I have not used either of those yeasts. However... based on my research the s-05 with drown in alcohol before the saison. (and I could be dead wrong here) This much I do know. if you use 2 different yeasts they might both impart some flavors to your brew, but one will drown in the alcohol before the other and the one that survives will be what decides your ABV.
Thank you. That does make sense.
 
This one came in at 1.070 so should be around 9% when done. I poured in some nutrient so hopefully this one performs a little better for me.
 
Ok.. next problem. Lol. Thought I was doing good but I come home to find the gasses had pushed the stopper and airlock out of jug. So the batch I made has been without stopper now for God knows when. I just can't win at this game. It can't be more than 3 hrs at most. Does anybody think this will be a problem? I put stopper back on and still getting bubbles.
 
Ok.. next problem. Lol. Thought I was doing good but I come home to find the gasses had pushed the stopper and airlock out of jug. So the batch I made has been without stopper now for God knows when. I just can't win at this game. It can't be more than 3 hrs at most. Does anybody think this will be a problem? I put stopper back on and still getting bubbles.
RDWHAHB
 
Not a problem at all i would sanitize the stopper if it fell and just pop her back in there.
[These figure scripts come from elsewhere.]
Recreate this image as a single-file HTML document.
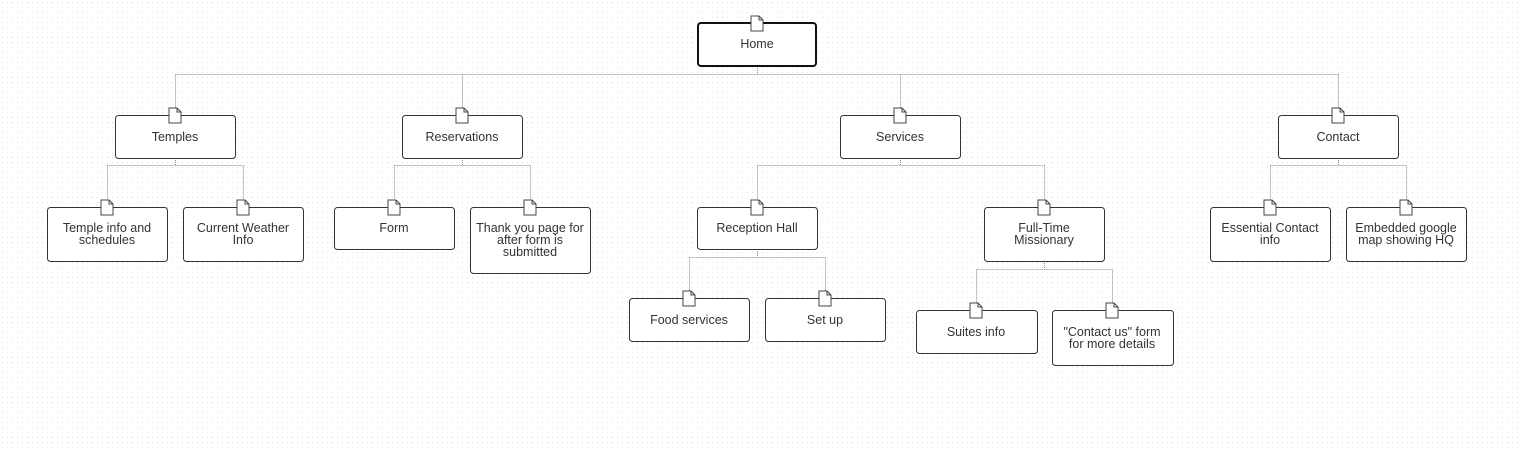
<!DOCTYPE html>
<html><head><meta charset="utf-8"><style>
html,body{margin:0;padding:0;background:#fff;}
svg{display:block;}
text{font-family:"Liberation Sans",sans-serif;font-size:12.5px;fill:#333;text-anchor:middle;}
</style></head><body>
<svg width="1522" height="451" viewBox="0 0 1522 451" xmlns="http://www.w3.org/2000/svg">
<defs>
<pattern id="g" width="5" height="5" patternUnits="userSpaceOnUse"><rect x="2" y="2" width="1" height="1" fill="#e2e2e2"/></pattern>
<g id="ic"><path d="M-6,0 L2,0 L6,4 L6,15 L-6,15 Z" fill="#fff" stroke="#444" stroke-width="1"/><path d="M2,0 L2,4 L6,4" fill="none" stroke="#444" stroke-width="1"/></g>
</defs>
<rect width="1522" height="451" fill="url(#g)"/>
<g fill="none" stroke="#888" stroke-width="1" stroke-dasharray="1,1">
<path d="M757.5,66 V74.5 M175.5,74.5 H1338.5 M175.5,74.5 V115 M462.5,74.5 V115 M900.5,74.5 V115 M1338.5,74.5 V115"/>
<path d="M175.5,158 V165.5 M107.5,165.5 H243.5 M107.5,165.5 V207 M243.5,165.5 V207"/>
<path d="M462.5,158 V165.5 M394.5,165.5 H530.5 M394.5,165.5 V207 M530.5,165.5 V207"/>
<path d="M900.5,158 V165.5 M757.5,165.5 H1044.5 M757.5,165.5 V207 M1044.5,165.5 V207"/>
<path d="M1338.5,158 V165.5 M1270.5,165.5 H1406.5 M1270.5,165.5 V207 M1406.5,165.5 V207"/>
<path d="M757.5,249 V257.5 M689.5,257.5 H825.5 M689.5,257.5 V298 M825.5,257.5 V298"/>
<path d="M1044.5,261 V269.5 M976.5,269.5 H1112.5 M976.5,269.5 V310 M1112.5,269.5 V310"/>
</g>
<g fill="#fff" stroke="#333" stroke-width="1">
<rect x="115.5" y="115.5" width="120" height="43" rx="3"/>
<rect x="402.5" y="115.5" width="120" height="43" rx="3"/>
<rect x="840.5" y="115.5" width="120" height="43" rx="3"/>
<rect x="1278.5" y="115.5" width="120" height="43" rx="3"/>
<rect x="47.5" y="207.5" width="120" height="54" rx="3"/>
<rect x="183.5" y="207.5" width="120" height="54" rx="3"/>
<rect x="334.5" y="207.5" width="120" height="42" rx="3"/>
<rect x="470.5" y="207.5" width="120" height="66" rx="3"/>
<rect x="697.5" y="207.5" width="120" height="42" rx="3"/>
<rect x="984.5" y="207.5" width="120" height="54" rx="3"/>
<rect x="1210.5" y="207.5" width="120" height="54" rx="3"/>
<rect x="1346.5" y="207.5" width="120" height="54" rx="3"/>
<rect x="629.5" y="298.5" width="120" height="43" rx="3"/>
<rect x="765.5" y="298.5" width="120" height="43" rx="3"/>
<rect x="916.5" y="310.5" width="121" height="43" rx="3"/>
<rect x="1052.5" y="310.5" width="121" height="55" rx="3"/>
</g>
<rect x="698" y="23" width="118" height="43" rx="3" fill="#fff" stroke="#111" stroke-width="2"/>
<use href="#ic" x="757" y="16"/>
<use href="#ic" x="175" y="108"/><use href="#ic" x="462" y="108"/><use href="#ic" x="900" y="108"/><use href="#ic" x="1338" y="108"/>
<use href="#ic" x="107" y="200"/><use href="#ic" x="243" y="200"/><use href="#ic" x="394" y="200"/><use href="#ic" x="530" y="200"/>
<use href="#ic" x="757" y="200"/><use href="#ic" x="1044" y="200"/><use href="#ic" x="1270" y="200"/><use href="#ic" x="1406" y="200"/>
<use href="#ic" x="689" y="291"/><use href="#ic" x="825" y="291"/><use href="#ic" x="976" y="303"/><use href="#ic" x="1112" y="303"/>
<text x="757" y="48">Home</text>
<text x="175" y="141">Temples</text>
<text x="462" y="141">Reservations</text>
<text x="900" y="141">Services</text>
<text x="1338" y="141">Contact</text>
<text x="107" y="232">Temple info and</text><text x="107" y="244">schedules</text>
<text x="243" y="232">Current Weather</text><text x="243" y="244">Info</text>
<text x="394" y="232">Form</text>
<text x="530" y="232">Thank you page for</text><text x="530" y="244">after form is</text><text x="530" y="256">submitted</text>
<text x="757" y="232">Reception Hall</text>
<text x="1044" y="232">Full-Time</text><text x="1044" y="244">Missionary</text>
<text x="1270" y="232">Essential Contact</text><text x="1270" y="244">info</text>
<text x="1406" y="232">Embedded google</text><text x="1406" y="244">map showing HQ</text>
<text x="689" y="324">Food services</text>
<text x="825" y="324">Set up</text>
<text x="976" y="336">Suites info</text>
<text x="1112" y="336">"Contact us" form</text><text x="1112" y="348">for more details</text>
</svg>
</body></html>
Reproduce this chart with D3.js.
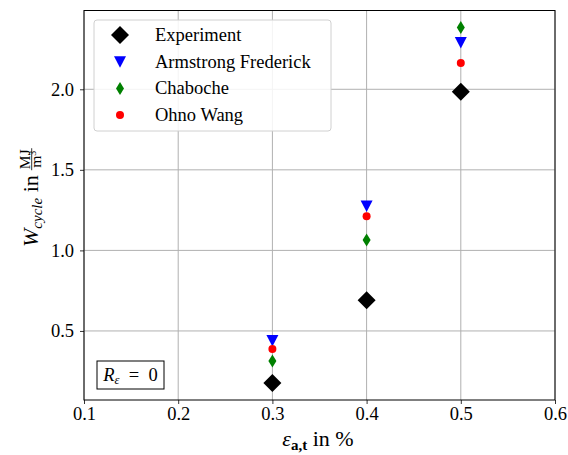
<!DOCTYPE html>
<html>
<head>
<meta charset="utf-8">
<script src="https://cdn.jsdelivr.net/npm/d3@7"></script>
<style>
  body { margin: 0; background: #fff; }
  svg text { font-family: "Liberation Serif", "DejaVu Serif", "Times New Roman", serif; white-space: pre; }
</style>
</head>
<body>
<script>
// data
var strains = [0.3, 0.4, 0.5];
var experiment = [0.177, 0.69, 1.985];
var armstrongFrederick = [0.44, 1.276, 2.29];
var chaboche = [0.314, 1.065, 2.384];
var ohnoWang = [0.388, 1.212, 2.163];
var seriesNames = ['Experiment', 'Armstrong Frederick', 'Chaboche', 'Ohno Wang'];
var xTicks = [0.1, 0.2, 0.3, 0.4, 0.5, 0.6];
var yTicks = [0.5, 1.0, 1.5, 2.0];

var width = 568, height = 455;
var margin = {top: 10.5, right: 13, bottom: 55, left: 84};
var fontSize = 18.5;

var svg = d3.select('body').append('svg')
  .attr('width', width)
  .attr('height', height);

var x = d3.scaleLinear().domain([0.1, 0.6]).range([margin.left, width - margin.right]);
var y = d3.scaleLinear().domain([0.0714, 2.489]).range([height - margin.bottom, margin.top]);

// grid
svg.append('g').selectAll('line').data(xTicks).enter().append('line')
  .attr('x1', function(d){ return x(d); }).attr('x2', function(d){ return x(d); })
  .attr('y1', y.range()[0]).attr('y2', y.range()[1])
  .attr('stroke', '#b0b0b0').attr('stroke-width', 1);
svg.append('g').selectAll('line').data(yTicks).enter().append('line')
  .attr('y1', function(d){ return y(d); }).attr('y2', function(d){ return y(d); })
  .attr('x1', x.range()[0]).attr('x2', x.range()[1])
  .attr('stroke', '#b0b0b0').attr('stroke-width', 1);

// axes
var xAxis = svg.append('g')
  .attr('transform', 'translate(0,' + y.range()[0] + ')')
  .call(d3.axisBottom(x).tickValues(xTicks).tickFormat(d3.format('.1f')).tickSizeInner(4).tickSizeOuter(0).tickPadding(3));
var yAxis = svg.append('g')
  .attr('transform', 'translate(' + x.range()[0] + ',0)')
  .call(d3.axisLeft(y).tickValues(yTicks).tickFormat(d3.format('.1f')).tickSizeInner(4).tickSizeOuter(0).tickPadding(6));
[xAxis, yAxis].forEach(function(a){
  a.attr('font-family', null).attr('font-size', null);
  a.select('.domain').remove();
  a.selectAll('text').attr('font-size', fontSize).attr('fill', '#000');
  a.selectAll('line').attr('stroke', '#000').attr('stroke-width', 0.8);
});

// frame
svg.append('rect')
  .attr('x', x.range()[0]).attr('y', y.range()[1])
  .attr('width', x.range()[1] - x.range()[0])
  .attr('height', y.range()[0] - y.range()[1])
  .attr('fill', 'none').attr('stroke', '#000').attr('stroke-width', 1);

// markers
var series = [
  {name: seriesNames[0], values: experiment, color: '#000', shape: 'diamond'},
  {name: seriesNames[1], values: armstrongFrederick, color: '#0000ff', shape: 'tri'},
  {name: seriesNames[2], values: chaboche, color: '#008000', shape: 'thin'},
  {name: seriesNames[3], values: ohnoWang, color: '#ff0000', shape: 'circle'}
];

function drawMarker(g, shape, color) {
  if (shape === 'diamond') {
    g.append('path').attr('d', 'M0,-9L9,0L0,9L-9,0Z').attr('fill', color);
  } else if (shape === 'tri') {
    g.append('path').attr('d', 'M-6,-5.5L6,-5.5L0,6Z').attr('fill', color);
  } else if (shape === 'thin') {
    g.append('path').attr('d', 'M0,-6.5L4,0L0,6.5L-4,0Z').attr('fill', color);
  } else {
    g.append('circle').attr('r', 4).attr('fill', color);
  }
}

series.forEach(function(s){
  s.values.forEach(function(v, i){
    var g = svg.append('g').attr('transform', 'translate(' + x(strains[i]) + ',' + y(v) + ')');
    drawMarker(g, s.shape, s.color);
  });
});

// legend
var legend = svg.append('g');
legend.append('rect')
  .attr('x', 94).attr('y', 20).attr('width', 237).attr('height', 111)
  .attr('rx', 3).attr('fill', '#fff').attr('fill-opacity', 0.85)
  .attr('stroke', '#d0d0d0').attr('stroke-width', 1);
series.forEach(function(s, i){
  var ly = 35 + i * 26.7;
  var g = legend.append('g').attr('transform', 'translate(120,' + ly + ')');
  drawMarker(g, s.shape, s.color);
  legend.append('text').attr('x', 155).attr('y', ly + 6)
    .attr('font-size', fontSize).text(s.name);
});

// R annotation
svg.append('rect').attr('x', 97).attr('y', 361).attr('width', 67).attr('height', 28)
  .attr('fill', '#fff').attr('stroke', '#000').attr('stroke-width', 1);
var rt = svg.append('text').attr('x', 130.5).attr('y', 381).attr('font-size', fontSize).attr('text-anchor', 'middle');
rt.append('tspan').attr('font-style', 'italic').text('R');
rt.append('tspan').attr('font-style', 'italic').attr('font-size', 12.5).attr('dy', 3).text('ε');
rt.append('tspan').attr('dy', -3).text('  =  0');

// x label
var xl = svg.append('text').attr('x', 318).attr('y', 446).attr('text-anchor', 'middle').attr('font-size', 22);
xl.append('tspan').attr('font-style', 'italic').text('ε');
xl.append('tspan').attr('font-weight', 'bold').attr('font-size', 15).attr('dy', 4).text('a,t');
xl.append('tspan').attr('dy', -4).text(' in %');

// y label
var yl = svg.append('g').attr('transform', 'translate(38,199) rotate(-90)');
var yt = yl.append('text').attr('x', -48).attr('y', 0).attr('font-size', 22);
yt.append('tspan').attr('font-style', 'italic').text('W');
yt.append('tspan').attr('font-style', 'italic').attr('font-size', 15).attr('dy', 4).text('cycle');
yt.append('tspan').attr('dy', -4).text(' in');
var fx = -48 + yt.node().getComputedTextLength() + 16;
yl.append('text').attr('x', fx).attr('y', -8.5).attr('font-size', 15.5).attr('text-anchor', 'middle').text('MJ');
yl.append('line').attr('x1', fx - 11).attr('x2', fx + 11).attr('y1', -6.3).attr('y2', -6.3).attr('stroke', '#000').attr('stroke-width', 0.8);
var den = yl.append('text').attr('x', fx).attr('y', 3).attr('font-size', 15.5).attr('text-anchor', 'middle');
den.append('tspan').text('m');
den.append('tspan').attr('font-size', 10).attr('dy', -5).text('3');
</script>
</body>
</html>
Good luck!!
 
Yes, moisture, starsan and unrinsed PBW will all cause the bung to slip freely out of the carboy to varying degrees. I wipe the neck and bung down with a rag soaked in starsan and wrung out to nearly dry to dry them off.

I'd like to throw more support behind the "no sugar" necessary camp.

I have done 4 cheap juice ciders and 3 fresh pressed ciders. The ciders I added sugar to have tasted worse (IMHO) generally. My ice cider, which was almost all FCAJ maybe 25% juice and is strong AF, tastes like ass. It's been sitting in the back of my fridge for like 2 months since I tasted it last though.

So far cheap juice with US-05 and yeast nutrient, fermented @ ~68 has been my favorite batch. Really refreshing and easy drinking. The fresh pressed 4 apple cider-blend juice I got from Rev Nat is a close second though. Really complex flavor there, but I think the Nottingham flavor is coming through a bit too much. A taste reminiscent of dried wheat perhaps? Is this what they call 'barnyard' in the tasting guidelines?
 
Well, to the person that said bubbles don't necessarily mean its still fermenting would be correct. Ive had the 4 gallon batch sitting in basement since Dec 9th and still having bubbles every 40 seconds. I took it upstairs and hydrometer read .998. So, I'm guessing it's done lol. But racking into 4 one gallon jugs now. It is pretty clear already but wanting to let it sit more. i do have one question. If i want to bottle some of this to age, what is the best way of doing this.